Sobre Les garçons sauvages (The wild boys), de Bertrand Mandico
Por Fausto Rivera Yánez
Algo que acertadamente define al primer largometraje del cineasta francés Bertrand Mandico, Les garçons sauvages (Lxs chicxs salvajes), es la saturación de referentes fílmicos y literarios desplegados durante toda la película, los cuales  operan como homenajes maricas a autores que han trabajado con personajes e historias abyectas, deseosas: Querelle, de Rainer Werner Fassbinder, Persona y El séptimo sello, de Ingmar Bergman; La naranja mecánica, de Stanley Kubrick; Mulholland Drive, de David Lynch; El cocinero, el ladrón, su mujer y su amante, de Peter Greenaway; Veneno, de Todd Haynes; el libro homónimo de William Burroughs; o Diario de ladróny Querelle de Brest, de Jean Genet. 
Les garçons sauvages está plagado de guiños directos e indirectos a este tipo de obras, que convierten a la película en un Frankenstein queer armado con los retazos de los caprichos artísticos de su director, quien hasta ahora ha realizado más de 40 cortos y mediometrajes experimentales. Mandico narra en su ópera prima la historia de cinco seres fluidos, con corporalidades tan ambiguas como lo son sus impulsos sexuales. Hembras, machos, andróginas, andróginas. Son cinco sujetos que dinamitan las rigideces de la heteronorma.
La cinta arranca con un crimen: el asesinato y la violación colectiva por parte de los cinco chicos a su maestra de actuación, mientras están ensayando una puesta en escena de Macbeth. Como si se tratara de un rito normalizado, ellos la amarran sobre la espalda de un caballo y eyaculan sobre su cuerpo para luego dejarla morir. Para castigarlos o, más bien, para corregirlos —porque provienen de familias privilegiadas que pueden evadir la justicia—, los chicos son enviados a alta mar con El Capitán, un tipo severo, con el pene lleno de tatuajes, que se convertirá en su celador y que los reprimirá mientras estén bajo su dominio. 

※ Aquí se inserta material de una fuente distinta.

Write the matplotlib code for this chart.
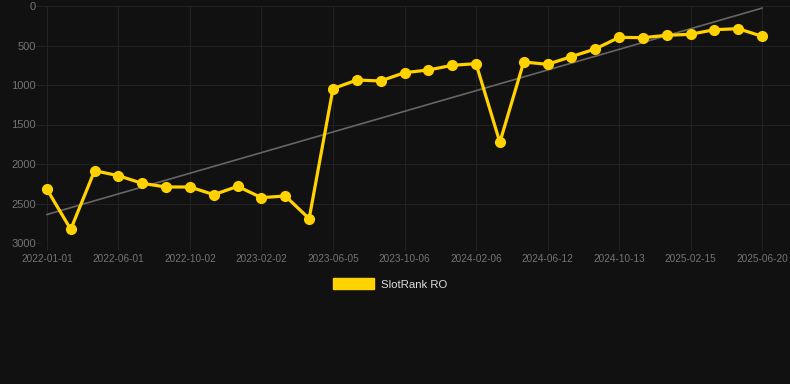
import numpy as np
import matplotlib.pyplot as plt
from matplotlib.patches import Patch

# rank values (lower is better), one point roughly every 41 days
ranks = [2320, 2827, 2085, 2148, 2245, 2291, 2291, 2388, 2283, 2426, 2405, 2692,
         1046, 937, 949, 844, 810, 751, 730, 1725, 709, 738, 641, 544,
         397, 401, 371, 358, 300, 287, 384]
# labels shown on every third point
tick_labels = ["2022-01-01", "2022-06-01", "2022-10-02", "2023-02-02", "2023-06-05",
               "2023-10-06", "2024-02-06", "2024-06-12", "2024-10-13", "2025-02-15",
               "2025-06-20"]
y_ticks = [0, 500, 1000, 1500, 2000, 2500, 3000]
series_name = "SlotRank RO"

bg = "#111111"
yellow = "#FFD200"

plt.rcParams['font.family'] = ['Liberation Sans', 'DejaVu Sans']

fig = plt.figure(figsize=(7.9, 3.84), dpi=100, facecolor=bg)
ax = fig.add_axes([40/790, 1 - 243/384, 750/790, 237/384])
ax.set_facecolor(bg)

x = np.arange(len(ranks))
y = np.array(ranks)

# trend line
b1, b0 = np.polyfit(x, y, 1)
ax.plot(x, b0 + b1 * x, color="#666666", linewidth=1.2, zorder=2)

ax.plot(x, y, color=yellow, linewidth=2.3, marker="o", markersize=7,
        zorder=3, clip_on=False)

ax.set_xlim(-0.29, 31.17)
ax.set_ylim(3000, 0)
ax.set_yticks(y_ticks)
ax.set_yticklabels([str(v) for v in y_ticks])
ax.set_xticks(x[::3])
ax.set_xticklabels(tick_labels)

ax.grid(True, color="#222222", linewidth=0.8)
ax.set_axisbelow(True)
for s in ax.spines.values():
    s.set_visible(False)
ax.tick_params(axis="both", colors="#222222", labelcolor="#747474",
               length=5, width=0.8)
ax.tick_params(axis="x", pad=3, labelsize=7.2)
ax.tick_params(axis="y", pad=0, labelsize=8, length=3)

handle = Patch(facecolor=yellow, edgecolor=yellow)
fig.legend([handle], [series_name], loc="center",
           bbox_to_anchor=(390/790, 1 - 284/384), frameon=False,
           fontsize=8.2, labelcolor="#dddddd", handlelength=3.6,
           handleheight=1.05, handletextpad=0.55)

fig.savefig("out.png", dpi=100, facecolor=bg)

En las acciones y gestualidades de los chicos hay mucha ira, mucha necesidad de revancha y confrontación. Aun cuando son tipos letrados, aparentemente sensibles, que sufren cuando El Capitán tira por la borda todos sus libros como forma de castigo, no dejan de experimentar una ira profunda. Pero también son sujetos que se dejan ver frustrados, temerosos con el futuro. Ellos representan un tipo de masculinidad arquetípica, hegemónica, de esas que se creen incólumes porque fueron constituidas con violencia, pero que justamente por ese tipo de constitución son frágiles. 
Al llegar a una especie de isla encantada, los cinco chicos entrarán en contacto con los fluidos de la naturaleza, con una experiencia sensorial que solo el aislamiento es capaz de provocar. Como si bebieran del seno materno, ellos succionarán los líquidos de los árboles y, de a poco, su sexualidad se irá transformando y se convertirán en mujeres. Pero su cambio no solo será genital, sino que su forma de relacionarse entre ellos y la manera en que enfrentarán su porvenir se verán alteradas. Para ello contarán con el acompañamiento de una doctora —otrora hombre— que, como si de una justiciera se tratase, tiene una gran misión en la vida: hacer que el futuro sea femenino, diferente. 
Filmada en blanco y negro, con breves intervalos de color cuando se remite a las pesadillas o a los más oscuros deseos, Les garçons sauvages opera como una fábula crítica, más no moral,  de cómo funciona el mundo: las jerarquías sociales y de género nos gobiernan, mientras que la violencia no deja de naturalizarse. Aunque discursivamente la película trata un tema manido sin mayor genialidad, la sobreexplotación de referencias artísticas convierten a este filme en una obra barroca, excesiva, que interpela directamente al espectador mediante la alucinación,  los sentidos y la corporalidad diluida de sus cinco magistrales actrices. “Quería ofrecer a las actrices los papeles que nunca les ofrecen: los de chicos violentos, encantadores, atractivos, exasperantes, ambiguos. Creo que los intérpretes, y sobre todo las actrices, deberían tener más a menudo la oportunidad de encarnar a personajes del género opuesto, sin que el guion se regodee en este hecho, simplemente por el disfrute del papel y de la interpretación. Odio las barreras…”, ha dicho el director en una entrevista y es por esta postura —la de anteponer la libertad interpretativa a la aburrida verisimilitud de los personajes— que la película logra una narrativa consistente.